A few minutes before noon, the rusty gates outside the cinema halls lining Grant Road reluctantly creak open and a cluster of humanity strolls in, proving that the paint of these single screens might be peeling off, the plastic chairs might give you cramp in your posterior and each stamp of your foot might cause the dust sheathing the floor to billow in an angry cloud but the celluloid heroes housed in these halls have lost none of their glamour. They continue to enthrall with their shiny pistols, bell bottom pants, debonair sideburns and triumphant love affairs.
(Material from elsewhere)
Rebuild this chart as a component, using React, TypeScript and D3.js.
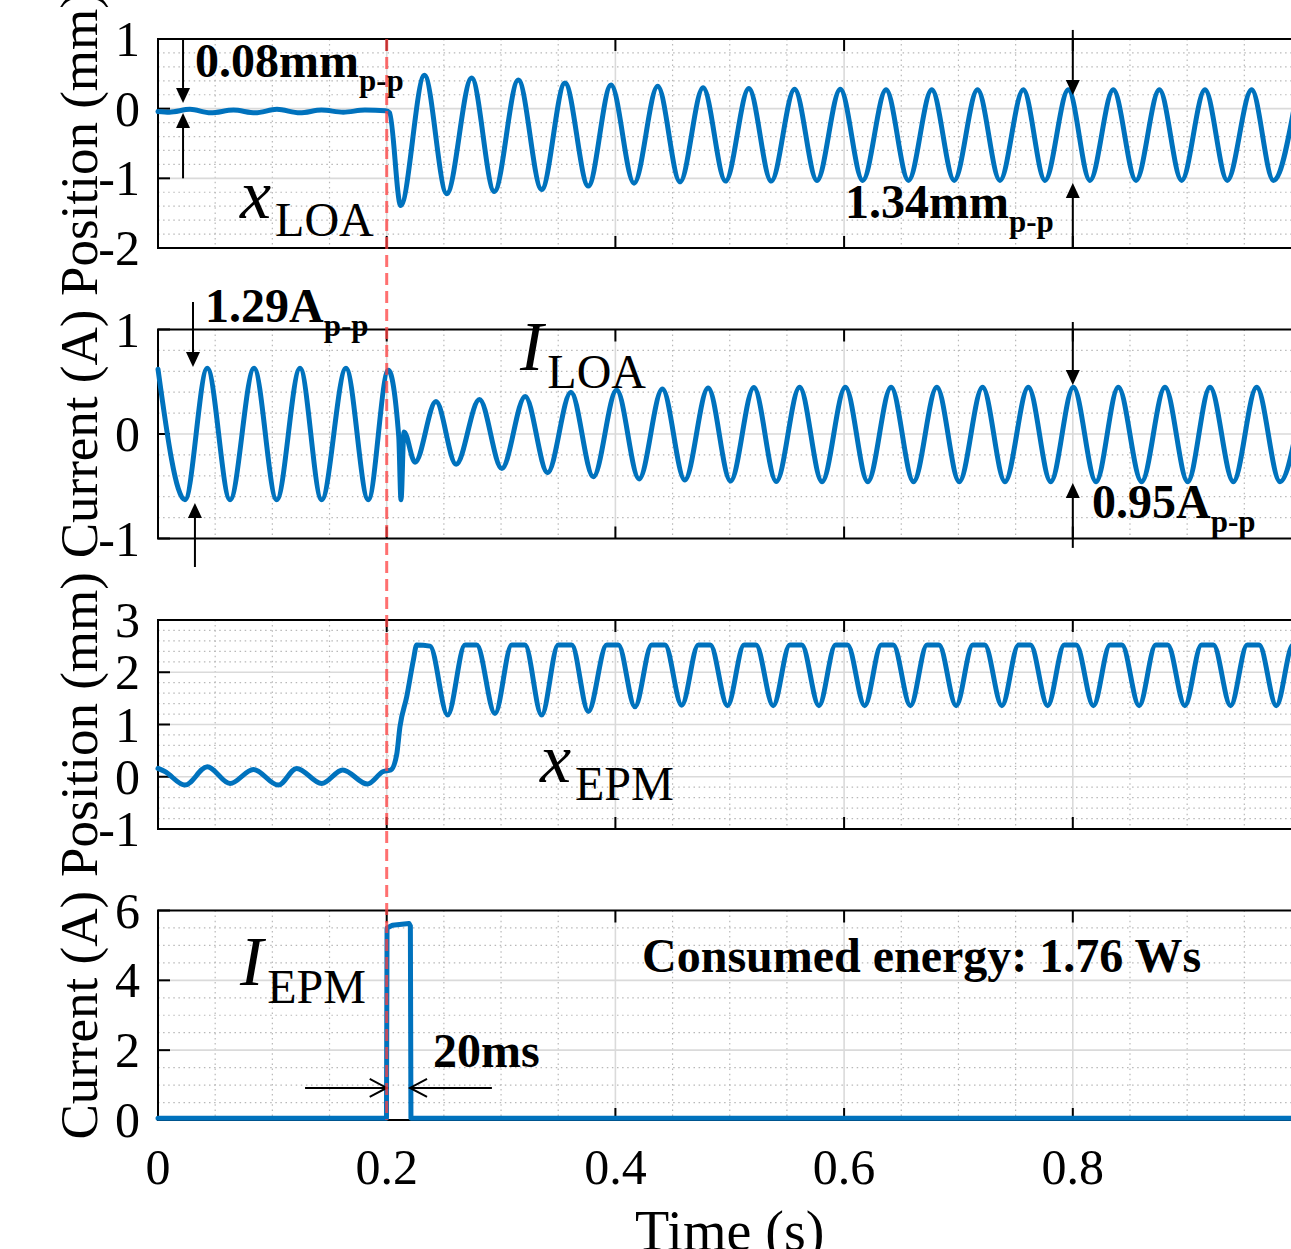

When this part of the city became a haven for casual labourers from different parts of the country, the bazaar culture was born. Shrines of various faiths took root and prostitutes were welcomed. In 1895, an area was demarcated by the civic authority as entertainment zone and there sprouted the numerous theatres that dot Grant Road.
The cinemas live in a time-warped zone, reveling in the golden age of Hindi cinema, cheerfully oblivious to the porcelain beauty of Katrina Kaif and the tabloid fascination with Abhi-Ash. “We cannot afford new films,” says BP Singh, manager of Nishat Cinema. “Our tickets cost Rs 25. That’s what the labourers who live in this area can afford.”